▸ **What is being asked**
All the data below goes into the copy word for word, but the pictures don't.

------ Dataset excerpt

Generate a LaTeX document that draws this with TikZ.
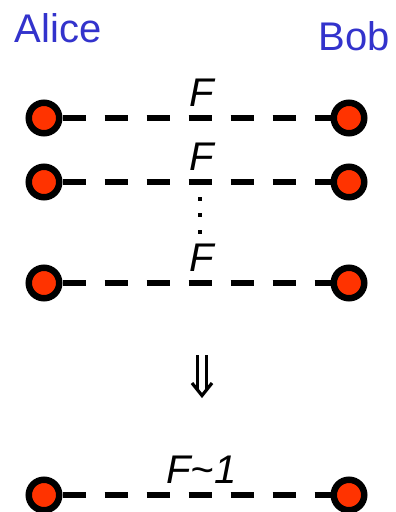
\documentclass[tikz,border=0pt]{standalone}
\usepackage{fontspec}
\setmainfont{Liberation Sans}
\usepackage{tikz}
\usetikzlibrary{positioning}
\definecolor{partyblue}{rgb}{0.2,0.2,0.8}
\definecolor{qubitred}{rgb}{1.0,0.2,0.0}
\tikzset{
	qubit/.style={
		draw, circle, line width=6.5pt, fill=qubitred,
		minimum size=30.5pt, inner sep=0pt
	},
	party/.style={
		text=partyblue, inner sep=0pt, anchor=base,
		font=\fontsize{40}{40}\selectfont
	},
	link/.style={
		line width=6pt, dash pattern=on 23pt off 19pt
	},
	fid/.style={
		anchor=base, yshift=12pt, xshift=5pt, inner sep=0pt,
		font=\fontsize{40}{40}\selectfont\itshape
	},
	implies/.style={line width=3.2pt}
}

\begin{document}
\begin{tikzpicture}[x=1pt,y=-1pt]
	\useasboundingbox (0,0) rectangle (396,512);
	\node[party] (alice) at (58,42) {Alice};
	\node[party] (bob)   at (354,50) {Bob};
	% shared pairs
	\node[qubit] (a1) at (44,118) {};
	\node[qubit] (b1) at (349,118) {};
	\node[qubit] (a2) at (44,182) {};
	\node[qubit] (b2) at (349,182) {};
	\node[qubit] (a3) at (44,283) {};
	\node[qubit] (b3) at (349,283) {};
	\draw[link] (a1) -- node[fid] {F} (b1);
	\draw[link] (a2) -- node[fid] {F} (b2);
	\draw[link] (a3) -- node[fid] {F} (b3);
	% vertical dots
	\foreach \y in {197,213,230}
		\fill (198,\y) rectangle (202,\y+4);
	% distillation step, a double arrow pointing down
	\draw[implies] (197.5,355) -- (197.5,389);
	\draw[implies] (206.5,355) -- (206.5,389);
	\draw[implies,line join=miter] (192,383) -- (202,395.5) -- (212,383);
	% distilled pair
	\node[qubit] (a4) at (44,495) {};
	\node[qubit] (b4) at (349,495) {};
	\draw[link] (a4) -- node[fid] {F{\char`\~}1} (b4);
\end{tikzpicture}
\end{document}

------------

▸ **Answer to this problem**
Generate a LaTeX document that draws this with TikZ.
\documentclass[tikz,border=0pt]{standalone}
\usepackage{fontspec}
\setmainfont{Liberation Sans}
\usepackage{tikz}
\usetikzlibrary{positioning}
\definecolor{partyblue}{rgb}{0.2,0.2,0.8}
\definecolor{qubitred}{rgb}{1.0,0.2,0.0}
\tikzset{
	qubit/.style={
		draw, circle, line width=6.5pt, fill=qubitred,
		minimum size=30.5pt, inner sep=0pt
	},
	party/.style={
		text=partyblue, inner sep=0pt, anchor=base,
		font=\fontsize{40}{40}\selectfont
	},
	link/.style={
		line width=6pt, dash pattern=on 23pt off 19pt
	},
	fid/.style={
		anchor=base, yshift=12pt, xshift=5pt, inner sep=0pt,
		font=\fontsize{40}{40}\selectfont\itshape
	},
	implies/.style={line width=3.2pt}
}

\begin{document}
\begin{tikzpicture}[x=1pt,y=-1pt]
	\useasboundingbox (0,0) rectangle (396,512);
	\node[party] (alice) at (58,42) {Alice};
	\node[party] (bob)   at (354,50) {Bob};
	% shared pairs
	\node[qubit] (a1) at (44,118) {};
	\node[qubit] (b1) at (349,118) {};
	\node[qubit] (a2) at (44,182) {};
	\node[qubit] (b2) at (349,182) {};
	\node[qubit] (a3) at (44,283) {};
	\node[qubit] (b3) at (349,283) {};
	\draw[link] (a1) -- node[fid] {F} (b1);
	\draw[link] (a2) -- node[fid] {F} (b2);
	\draw[link] (a3) -- node[fid] {F} (b3);
	% vertical dots
	\foreach \y in {197,213,230}
		\fill (198,\y) rectangle (202,\y+4);
	% distillation step, a double arrow pointing down
	\draw[implies] (197.5,355) -- (197.5,389);
	\draw[implies] (206.5,355) -- (206.5,389);
	\draw[implies,line join=miter] (192,383) -- (202,395.5) -- (212,383);
	% distilled pair
	\node[qubit] (a4) at (44,495) {};
	\node[qubit] (b4) at (349,495) {};
	\draw[link] (a4) -- node[fid] {F{\char`\~}1} (b4);
\end{tikzpicture}
\end{document}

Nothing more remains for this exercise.